Low-resource Machine Translation for Code-switched Kazakh-Russian Language Pair
Maksim Borisov, Zhanibek Kozhirbayev, Valentin Malykh
TL;DR
This work tackles machine translation for a low-resource, code-switched language pair, Kazakh-Russian, by generating synthetic code-switching data and introducing the KRCS evaluation corpus. The authors demonstrate that synthetic augmentation, especially cs-5 using SimAlign-based alignment, can significantly enhance translation quality when fine-tuning large multilingual models, achieving a $BLEU$ of around $16.48$ with competitive comparisons to a commercial system. They also present domain adaptation via translation of a Russian tweet corpus to Kazakh, underscoring the importance of domain-aligned data for code-switching translation. Overall, the study introduces a valuable code-switching dataset, a practical augmentation methodology, and evidence that near-commercial performance is achievable in a challenging low-resource CSW setting, with implications for extending such methods to other language pairs.
Abstract
Machine translation for low resource language pairs is a challenging task.

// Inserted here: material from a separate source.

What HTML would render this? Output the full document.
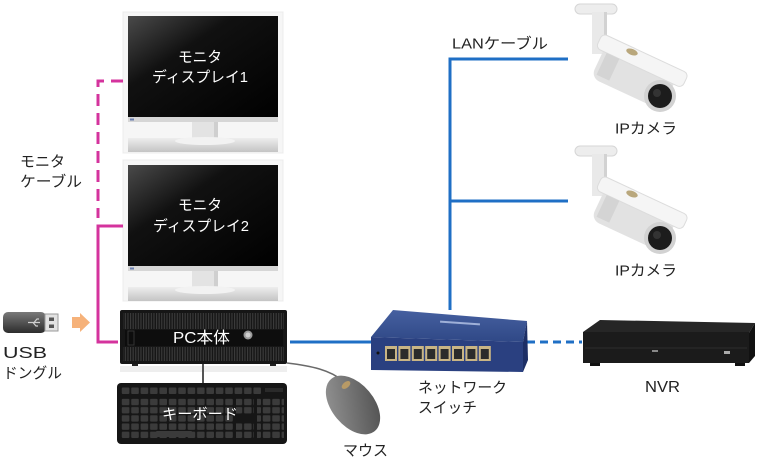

This task could become extremely difficult once a speaker uses code switching. We propose a method to build a machine translation model for code-switched Kazakh-Russian language pair with no labeled data. Our method is basing on generation of synthetic data. Additionally, we present the first codeswitching Kazakh-Russian parallel corpus and the evaluation results, which include a model achieving 16.48 BLEU almost reaching an existing commercial system and beating it by human evaluation.